Last one for me. Margin path, I think guidance, a couple of years ago was like, well we hope to get to 60, you guys have mentioned a couple times in the call hell there's a lot of good revenues that flow through the bottom line. How should we think about the EBITDA margin progression, where you're at today kind of that stakes in the ground like you did with Aireon dividend? Where could that head overtime and are there any milestones along the way we should think about EBITDA margin trends?

Thomas Fitzpatrick

Analyst

Sure, mature satellite companies are 70%- 80% Ric. The operating leverage in this business is going to cause margins to expand overtime. There could be years where it's just, it's kind of flat and like what happened last year we were very equipment heavy and so that equipment is excellent business, but it's 40% margin as opposed to service revenues which have much less variable cost.
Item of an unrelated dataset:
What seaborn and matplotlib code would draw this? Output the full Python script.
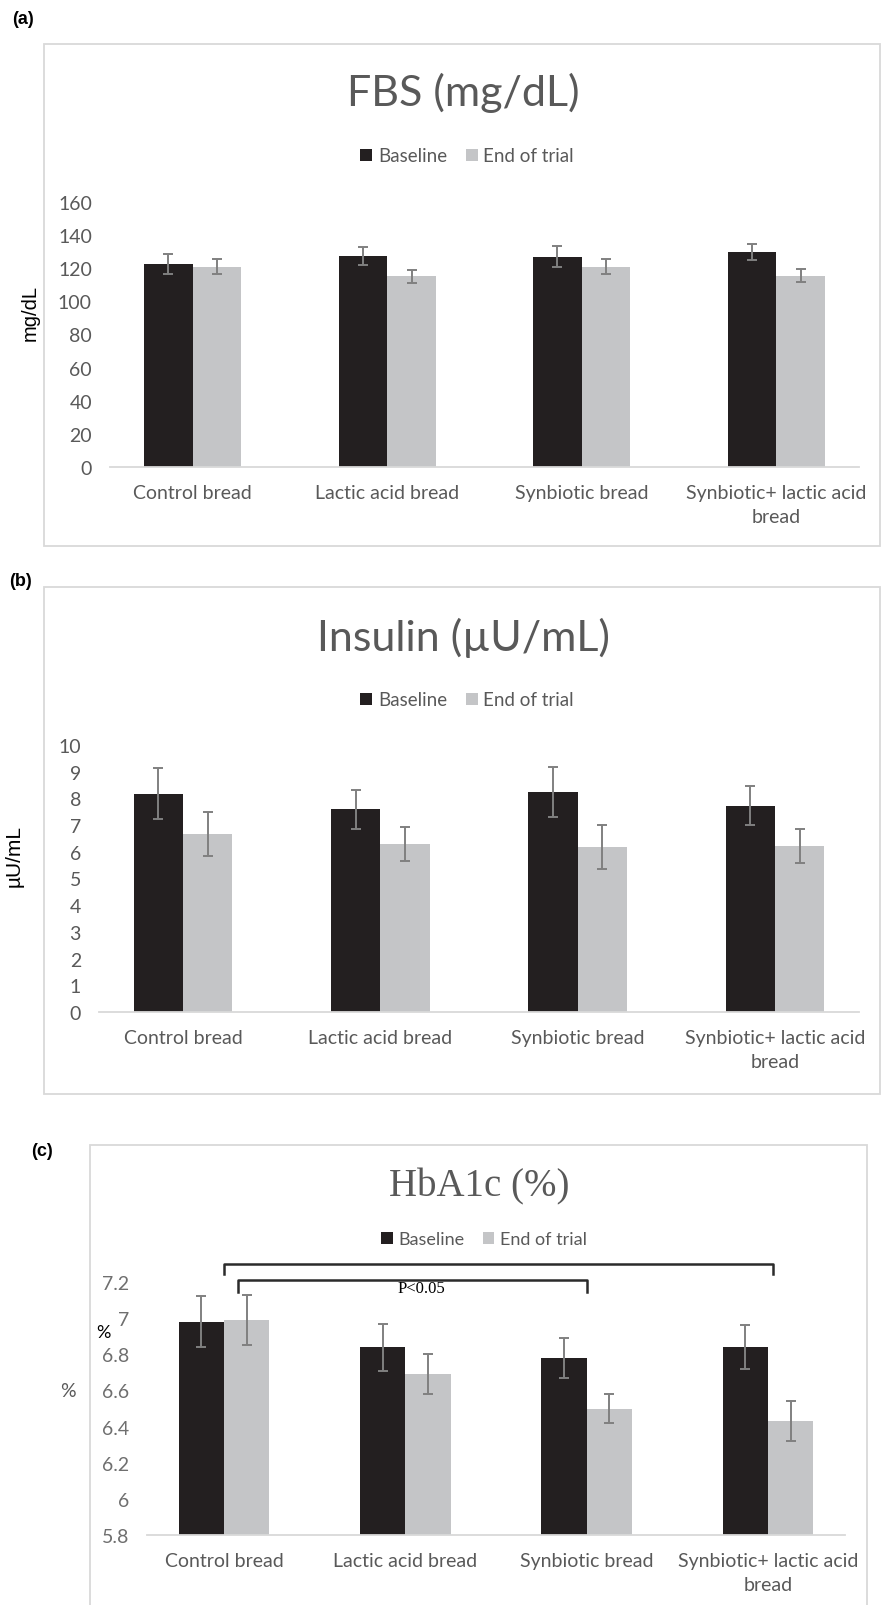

So, we see a logical progression from where we are today moving towards 70%.

Ric Prentiss

Analyst

Great, thanks a lot for the follow-ups.

Matthew Desch

Analyst

Thanks.

Operator

Operator

And this concludes our question-and-answer session. I'd like to turn the conference back over to the company for any closing remarks.

Kenneth Levy

Analyst

Thanks. It was another good quarter and look forward to seeing you all on our next quarter call and perhaps that some of you at Satellite 2019, which is I think in about two weeks here in DC. So we'll see you there.

Operator

Operator

The conference is now concluded. Thank you for attending today's presentation. You may now disconnect.